Now in 2017, one year post-Lemonade, in-depth conversations of Beyoncé are amiss without mention of her role as a political force. Between endorsing Hillary Clinton, including the mothers and family members of boys and men lost to police brutality in Lemonade, receiving an (ill-conceived) rant from Tomi Lahren and turning Black on “SNL” Beyoncé is at her most controversial as of late.

But when considering Beyoncé in retrospect, it shouldn’t surprise anyone who was paying attention. Beyoncé’s brand was adult and not trying to be for everyone, something Bey herself has acknowledged and Lemonade was even more so. She not only flaunted her marriage’s fire with “Drunk in Love” and “Partition,” but even some of the cracks. “I ran into my ex / Said what up to his besties / Now we reminiscing how we used to flex in Texas / Don’t be jealous” (“Jealous”) for all intents and purposes is as telling as “Becky with the good hair” (“Sorry”).

Additionally, Beyoncé didn’t turn Black during last year’s Super Bowl half-time cameo. She was already candidly strutting through New Orleans with grills and a fur coat in “No Angel,” rocking natural hair outside the Funplex in hometown Houston alongside sister Solange in “Blow” and not so subtly challenging the police state in “Superpower,” standing alongside Destiny’s Child members Kelly and Michelle against a line of police in riot gear.

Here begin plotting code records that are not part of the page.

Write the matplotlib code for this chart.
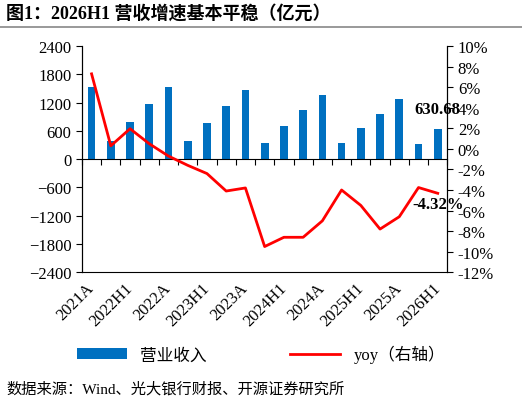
import matplotlib
matplotlib.use("Agg")
import matplotlib.pyplot as plt
import numpy as np

plt.rcParams['font.family'] = ['Liberation Serif', 'Noto Sans CJK SC', 'DejaVu Sans']

categories = ["2021A","2022Q1","2022H1","2022Q3","2022A","2023Q1","2023H1","2023Q3","2023A",
              "2024Q1","2024H1","2024Q3","2024A","2025Q1","2025H1","2025Q3","2025A","2026Q1","2026H1"]
revenue = [1532,388,790,1179,1525,388,769,1122,1461,346,699,1038,1362,339,664,953,1270,325,630.68]
yoy = [7.3,0.3,1.96,0.5,-0.7,-1.6,-2.4,-4.1,-3.8,-9.5,-8.6,-8.6,-7.0,-4.0,-5.5,-7.8,-6.6,-3.76,-4.32]

fig = plt.figure(figsize=(5.22,4.06), dpi=100)
ax = fig.add_axes([0.157,0.327,0.70,0.557])
x = np.arange(len(categories))
ax.bar(x, revenue, width=0.4, color='#0070C0', label='营业收入')
ax.set_ylim(-2400,2400)
ax.set_yticks(np.arange(-2400,2401,600))
ax.set_xlim(-0.5,len(categories)-0.5)
ax.spines['top'].set_visible(False)
ax.spines['bottom'].set_position(('data',0))
ax.spines['bottom'].set_color('black')
ax.set_xticks(np.arange(-0.5,len(categories),1.0))
ax.set_xticklabels([])
ax.tick_params(axis='x', direction='out', length=4)
ax.tick_params(axis='y', labelsize=12, length=4)
for i in range(0,len(categories),2):
    ax.text(x[i]+0.3, -2400-150, categories[i], rotation=45, ha='right', va='top', fontsize=12)
ax.text(x[-1], revenue[-1]+270, "630.68", ha='center', va='bottom', fontsize=12, fontweight='bold')

ax2 = ax.twinx()
ax2.plot(x, yoy, color='#FF0000', lw=2, label='yoy（右轴）')
ax2.set_ylim(-12,10)
ax2.set_yticks(np.arange(-12,11,2))
ax2.set_yticklabels([f"{v}%" for v in range(-12,11,2)])
ax2.tick_params(axis='y', labelsize=12, length=4)
ax2.spines['top'].set_visible(False)
ax2.text(x[-1], yoy[-1]-0.3, "-4.32%", ha='center', va='top', fontsize=12, fontweight='bold')

h1,l1 = ax.get_legend_handles_labels()
h2,l2 = ax2.get_legend_handles_labels()
fig.legend(h1+h2, l1+l2, loc='center', bbox_to_anchor=(0.5,0.125), ncol=2, frameon=False,
           fontsize=12, columnspacing=5, handlelength=3)

fig.text(0.012,0.965,"图1：2026H1 营收增速基本平稳（亿元）", fontsize=13, fontweight='bold', va='center')
fig.add_artist(plt.Line2D([0,1],[0.93,0.93], color='#888888', lw=1.2))
fig.text(0.012,0.04,"数据来源：Wind、光大银行财报、开源证券研究所", fontsize=11, va='center')
fig.savefig("out.png", dpi=100)
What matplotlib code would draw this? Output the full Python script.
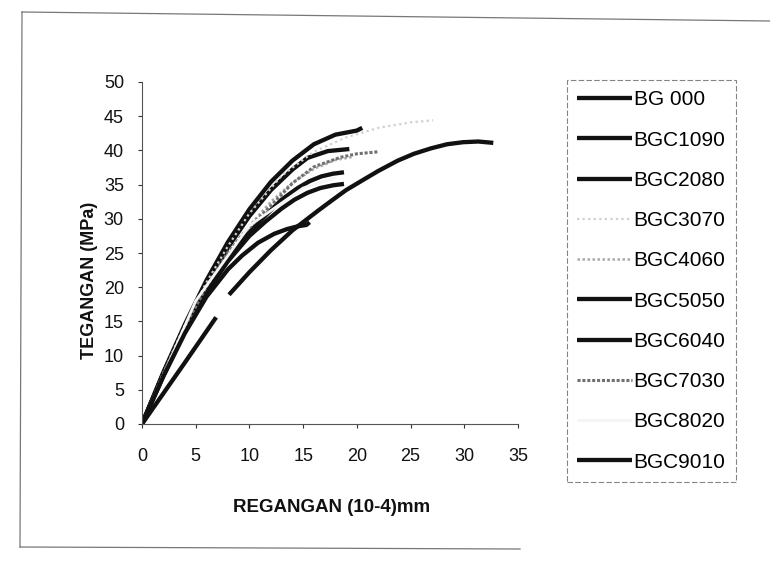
#!/usr/bin/env python3
"""Stress-strain curves for BG/BGC concrete mixes (tegangan vs regangan)."""

import matplotlib

matplotlib.use("Agg")
import matplotlib.pyplot as plt
import numpy as np
from matplotlib.lines import Line2D

plt.rcParams["font.family"] = ["Liberation Sans", "DejaVu Sans"]

W, H = 770, 561

# series: strain (10^-4) and stress (MPa)
labels = ["BG 000", "BGC1090", "BGC2080", "BGC3070", "BGC4060",
          "BGC5050", "BGC6040", "BGC7030", "BGC8020", "BGC9010"]

bg000_x = [0, 2, 4, 6.9, np.nan, 8.1, 10, 12, 14, 16.4, 17.6, 19, 20.6, 22, 23.8,
           25.3, 26.9, 28.4, 29.9, 31.3, 32.7]
bg000_y = [0, 4.5, 9.0, 15.6, np.nan, 18.9, 22.2, 25.4, 28.3, 31.2, 32.6, 34.2, 35.7,
           37.0, 38.5, 39.5, 40.3, 40.9, 41.2, 41.3, 41.1]
bgc1090_x = [0, 2, 4, 6, 8, 10, 12, 14, 16, 18, 20, 20.5]
bgc1090_y = [0, 7.6, 14.6, 21.0, 26.6, 31.4, 35.4, 38.5, 40.9, 42.3, 42.9, 43.3]
bgc2080_x = [0, 2, 4, 6, 8, 10, 12, 14, 15.4, 17.3, 19.3]
bgc2080_y = [0, 7.5, 14.3, 20.4, 25.8, 30.4, 34.2, 37.2, 38.9, 39.9, 40.2]
bgc3070_x = [0, 2, 4, 6, 8, 10, 13, 16, 19, 22, 25, 27.1]
bgc3070_y = [0, 7.6, 14.5, 20.7, 26.0, 30.8, 36.3, 39.8, 41.9, 43.3, 44.1, 44.4]
bgc4060_x = [0, 2, 4, 6, 8, 10, 12, 14, 16, 18, 19.5]
bgc4060_y = [0, 7.3, 14.0, 19.8, 24.8, 29.0, 32.5, 35.3, 37.3, 38.6, 39.0]
bgc5050_x = [0, 2, 4, 6, 8, 9.3, 11.7, 13, 14.5, 15.6, 16.7, 17.8, 18.8]
bgc5050_y = [0, 7.2, 13.8, 19.6, 24.5, 26.9, 30.8, 32.8, 34.5, 35.5, 36.2, 36.6, 36.8]
bgc6040_x = [0, 2, 4, 6, 8, 10, 11.5, 13, 14.2, 15.4, 16.6, 17.8, 18.8]
bgc6040_y = [0, 7.1, 13.6, 19.2, 23.8, 27.5, 29.6, 31.5, 32.8, 33.8, 34.5, 34.9, 35.1]
bgc7030_x = [0, 2, 4, 6, 8, 9.3, 12.3, 14, 16, 18.5, 20, 22]
bgc7030_y = [0, 7.4, 14.2, 20.1, 25.1, 27.6, 32.4, 35.2, 37.6, 39.0, 39.5, 39.8]
bgc8020_x = [0, 5, 10, 15, 18]
bgc8020_y = [0, 18.0, 29.0, 34.5, 36.0]
bgc9010_x = [0, 2, 4, 6, 8, 9.3, 10.8, 12.3, 13.5, 14.5, 15.3, 15.6]
bgc9010_y = [0, 7.0, 13.3, 18.6, 22.6, 24.6, 26.5, 27.8, 28.5, 28.9, 29.1, 29.5]

xs = [bg000_x, bgc1090_x, bgc2080_x, bgc3070_x, bgc4060_x,
      bgc5050_x, bgc6040_x, bgc7030_x, bgc8020_x, bgc9010_x]
ys = [bg000_y, bgc1090_y, bgc2080_y, bgc3070_y, bgc4060_y,
      bgc5050_y, bgc6040_y, bgc7030_y, bgc8020_y, bgc9010_y]

x_ticks = [0, 5, 10, 15, 20, 25, 30, 35]
y_ticks = [0, 5, 10, 15, 20, 25, 30, 35, 40, 45, 50]

SOLID = dict(color="#111111", lw=3.1, ls="-")
styles = {
    "BG 000": SOLID,
    "BGC1090": SOLID,
    "BGC2080": SOLID,
    "BGC3070": dict(color="#cfcfcf", lw=1.6, ls=(0, (1, 1.5))),
    "BGC4060": dict(color="#a8a8a8", lw=1.8, ls=(0, (1, 1))),
    "BGC5050": SOLID,
    "BGC6040": SOLID,
    "BGC7030": dict(color="#707070", lw=2.2, ls=(0, (1, 0.6))),
    "BGC8020": dict(color="#f4f4f4", lw=2.0, ls="-"),
    "BGC9010": SOLID,
}


def px_x(v: float) -> float:
    return v / W


def px_y(v: float) -> float:
    return 1 - v / H


def main() -> None:
    fig = plt.figure(figsize=(W / 100, H / 100), dpi=100)
    fig.patch.set_facecolor("white")

    # outer chart border (scanned, slightly tilted)
    frame_kw = dict(color="#777777", lw=0.9, transform=fig.transFigure)
    fig.add_artist(Line2D([px_x(22), px_x(770)], [px_y(12), px_y(21)], **frame_kw))
    fig.add_artist(Line2D([px_x(22), px_x(20)], [px_y(12), px_y(547)], **frame_kw))
    fig.add_artist(Line2D([px_x(20), px_x(520)], [px_y(547), px_y(549)], **frame_kw))

    left, right, top, bottom = 142, 518, 82, 424
    ax = fig.add_axes([px_x(left), px_y(bottom), (right - left) / W, (bottom - top) / H])

    handles = []
    for name, x, y in zip(labels, xs, ys):
        st = styles[name]
        (ln,) = ax.plot(x, y, color=st["color"], lw=st["lw"], ls=st["ls"],
                        solid_capstyle="butt", solid_joinstyle="round", label=name)
        handles.append(ln)

    ax.set_xlim(0, 35)
    ax.set_ylim(0, 50)
    ax.set_xticks(x_ticks)
    ax.set_yticks(y_ticks)
    ax.tick_params(direction="out", length=3, width=0.8, colors="#333333",
                   labelcolor="#111111", labelsize=13)
    ax.tick_params(axis="x", pad=14)
    ax.tick_params(axis="y", pad=10)
    for side in ["top", "right"]:
        ax.spines[side].set_visible(False)
    for side in ["left", "bottom"]:
        ax.spines[side].set_color("#555555")
        ax.spines[side].set_linewidth(0.8)
    ax.patch.set_alpha(0)

    fig.text(px_x(90), px_y(280), "TEGANGAN (MPa)", rotation=90, ha="center",
             va="center", fontsize=13, fontweight="bold", color="#111111")
    fig.text(px_x(332), px_y(508), "REGANGAN (10-4)mm", ha="center", va="center",
             fontsize=13.5, fontweight="bold", color="#111111")

    leg = fig.legend(handles=handles, loc="upper left",
                     bbox_to_anchor=(px_x(567), px_y(80)), frameon=True,
                     fancybox=False, fontsize=15, handlelength=2.6,
                     handletextpad=0.1, labelspacing=1.02, borderpad=0.5,
                     borderaxespad=0)
    leg.get_frame().set_edgecolor("#666666")
    leg.get_frame().set_linewidth(0.8)
    leg.get_frame().set_linestyle((0, (5, 2)))

    fig.savefig("out.png", dpi=100)
    plt.close(fig)


if __name__ == "__main__":
    main()
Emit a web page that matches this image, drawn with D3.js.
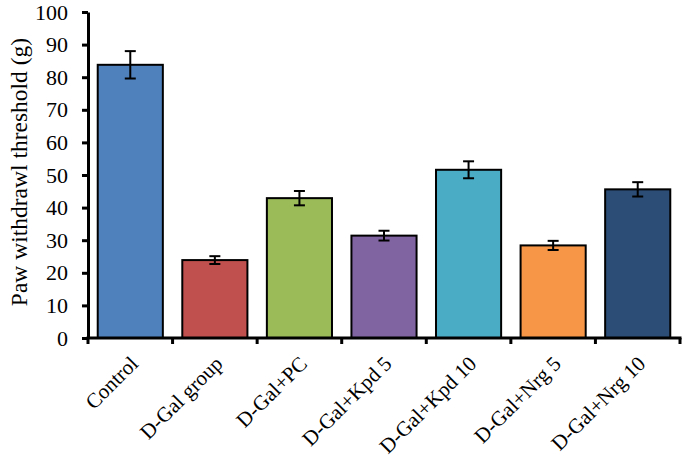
<!DOCTYPE html>
<html>
<head>
<meta charset="utf-8">
<script src="https://cdn.jsdelivr.net/npm/d3@7"></script>
<style>
  html, body { margin: 0; padding: 0; background: #fff; }
  svg { display: block; }
</style>
</head>
<body>
<svg id="chart" width="685" height="457"></svg>
<script>
const categories = ["Control", "D-Gal group", "D-Gal+PC", "D-Gal+Kpd 5", "D-Gal+Kpd 10", "D-Gal+Nrg 5", "D-Gal+Nrg 10"];
const values = [83.8, 23.9, 42.9, 31.4, 51.6, 28.4, 45.6];
const errors = [4.2, 1.2, 2.2, 1.5, 2.6, 1.4, 2.2];
const colors = ["#4F81BD", "#C0504D", "#9BBB59", "#8064A2", "#4BACC6", "#F79646", "#2C4D75"];
const yTicks = [0, 10, 20, 30, 40, 50, 60, 70, 80, 90, 100];
const yTitle = "Paw withdrawl threshold (g)";

(function () {
const svg = d3.select("#chart");
const mL = 88, mR = 680, mT = 12, mB = 338;
const font = "'Liberation Serif', 'Times New Roman', serif";

const x = d3.scaleBand().domain(categories).range([mL, mR]).paddingInner(0.23).paddingOuter(0.115);
const y = d3.scaleLinear().domain([0, 100]).range([mB, mT]);

// bars
svg.append("g").selectAll("rect").data(categories).join("rect")
  .attr("x", d => x(d))
  .attr("y", (d, i) => y(values[i]))
  .attr("width", x.bandwidth())
  .attr("height", (d, i) => y(0) - y(values[i]))
  .attr("fill", (d, i) => colors[i])
  .attr("stroke", "#000")
  .attr("stroke-width", 2);

// error bars
const eg = svg.append("g").attr("stroke", "#000").attr("stroke-width", 2);
categories.forEach((c, i) => {
  const cx = x(c) + x.bandwidth() / 2;
  const hi = y(values[i] + errors[i]), lo = y(values[i] - errors[i]);
  eg.append("line").attr("x1", cx).attr("x2", cx).attr("y1", hi).attr("y2", lo);
  eg.append("line").attr("x1", cx - 5.5).attr("x2", cx + 5.5).attr("y1", hi).attr("y2", hi);
  eg.append("line").attr("x1", cx - 5.5).attr("x2", cx + 5.5).attr("y1", lo).attr("y2", lo);
});

// y axis
const yAxis = svg.append("g").attr("transform", `translate(${mL},0)`)
  .call(d3.axisLeft(y).tickValues(yTicks).tickSize(6).tickPadding(14).tickSizeOuter(0));
yAxis.select(".domain").attr("stroke", "#000").attr("stroke-width", 3);
yAxis.selectAll(".tick line").attr("stroke", "#000").attr("stroke-width", 3);
yAxis.selectAll(".tick text").attr("font-family", font).attr("font-size", 22).attr("fill", "#000");

// x axis with ticks at category boundaries
const xg = svg.append("g");
xg.append("line").attr("x1", mL - 1.5).attr("x2", mR + 1.5).attr("y1", mB).attr("y2", mB)
  .attr("stroke", "#000").attr("stroke-width", 3);
const step = x.step();
const bounds = d3.range(categories.length + 1).map(i => mL + i * step);
xg.selectAll("line.bt").data(bounds).join("line").attr("class", "bt")
  .attr("x1", d => d).attr("x2", d => d).attr("y1", mB).attr("y2", mB + 6)
  .attr("stroke", "#000").attr("stroke-width", 3);

xg.selectAll("text").data(categories).join("text")
  .attr("transform", d => `translate(${x(d) + x.bandwidth() / 2 + 9},${mB + 27}) rotate(-45)`)
  .attr("text-anchor", "end")
  .attr("font-family", font).attr("font-size", 21).attr("fill", "#000")
  .text(d => d);

// y title
svg.append("text")
  .attr("transform", `translate(27,172) rotate(-90)`)
  .attr("text-anchor", "middle")
  .attr("font-family", font).attr("font-size", 23.5).attr("fill", "#000")
  .text(yTitle);
})();
</script>
</body>
</html>
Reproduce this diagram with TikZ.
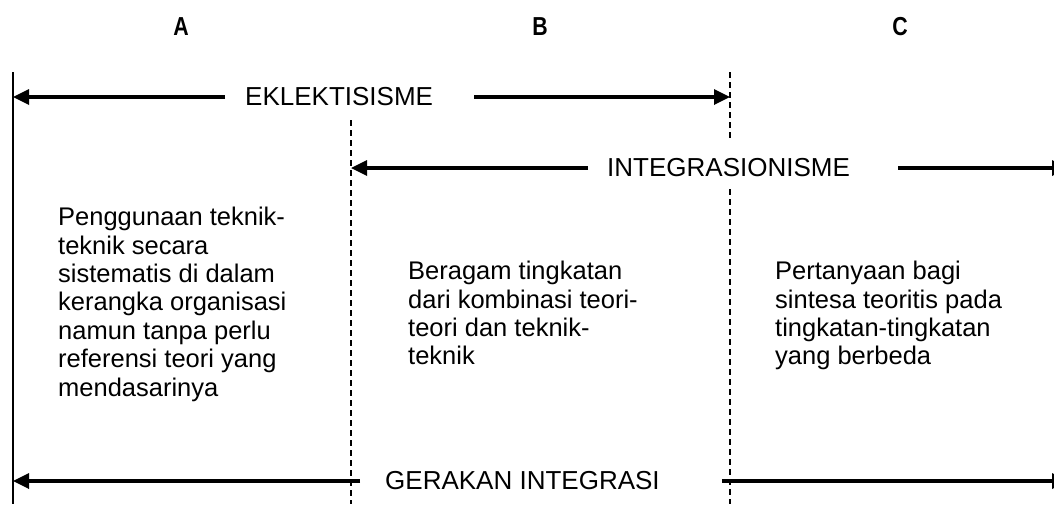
\documentclass[tikz,border=0pt]{standalone}
\usepackage{fontspec}
\setmainfont{Liberation Sans}
\usepackage{graphicx}
\usetikzlibrary{arrows.meta}
\begin{document}
\begin{tikzpicture}[x=1pt,y=-1pt,
  txt/.style={font=\fontsize{25.5}{28.4}\selectfont, inner sep=0pt, align=left, anchor=north west},
  lbl/.style={font=\fontsize{26}{30}\selectfont, inner sep=0pt, anchor=west},
  head/.style={font=\fontsize{26}{30}\selectfont\bfseries, inner sep=0pt},
  arr/.style={line width=3.3pt, -{Triangle[length=16pt,width=15pt]}},
  solidv/.style={line width=1.6pt},
  dashv/.style={line width=1.3pt, dash pattern=on 6pt off 4pt}]
\clip (0,0) rectangle (1054,504);
\fill[white] (0,0) rectangle (1054,504);

% column headers
\node[head] (A) at (181,27) {\scalebox{0.82}[1]{A}};
\node[head] (B) at (540,27) {\scalebox{0.82}[1]{B}};
\node[head] (C) at (900,27) {\scalebox{0.82}[1]{C}};

% vertical boundaries
\coordinate (v1t) at (13,72);   \coordinate (v1b) at (13,504);
\coordinate (v2t) at (351,120); \coordinate (v2b) at (351,504);
\coordinate (v3t) at (730,72);  \coordinate (v3m) at (730,140);
\coordinate (v3n) at (730,189); \coordinate (v3b) at (730,504);
\draw[solidv] (v1t) -- (v1b);
\draw[dashv] (v2t) -- (v2b);
\draw[dashv] (v3t) -- (v3m);
\draw[dashv] (v3n) -- (v3b);

% EKLEKTISISME
\node[lbl] (ek) at (245,97) {EKLEKTISISME};
\coordinate (ekL) at (13,97);
\coordinate (ekR) at (730,97);
\draw[arr] ([xshift=-20pt]ek.west) -- (ekL);
\draw[arr] ([xshift=41pt]ek.east) -- (ekR);

% INTEGRASIONISME
\node[lbl] (in) at (607,168) {INTEGRASIONISME};
\coordinate (inL) at (351,168);
\coordinate (inR) at (1068,168);
\draw[arr] ([xshift=-19pt]in.west) -- (inL);
\draw[arr] ([xshift=48pt]in.east) -- (inR);

% GERAKAN INTEGRASI
\node[lbl] (ger) at (385,481) {GERAKAN INTEGRASI};
\coordinate (gerL) at (13,481);
\coordinate (gerR) at (1068,481);
\draw[arr] ([xshift=-25pt]ger.west) -- (gerL);
\draw[arr] ([xshift=62pt]ger.east) -- (gerR);

% descriptions
\node[txt] (tA) at (58,207) {Penggunaan teknik-\\teknik secara\\sistematis di dalam\\kerangka organisasi\\namun tanpa perlu\\referensi teori yang\\mendasarinya};
\node[txt] (tB) at (408,261) {Beragam tingkatan\\dari kombinasi teori-\\teori dan teknik-\\teknik};
\node[txt] (tC) at (775,261) {Pertanyaan bagi\\sintesa teoritis pada\\tingkatan-tingkatan\\yang berbeda};
\end{tikzpicture}
\end{document}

Through attempting to untangle the web of wealth, sex, confidence, love and insecurity, Beyoncé offers a narrative almost as telling and complex as that of Lemonade, even if not as blatantly. The single bonus video “Grown Woman” serves as the album’s epilogue; As a grown Beyoncé swigs liquor alongside the trophies that tortured her in “Pretty Hurts,” wearing the same pink pageant gown, singing “I can do whatever I want,” the story of independence comes into clarity.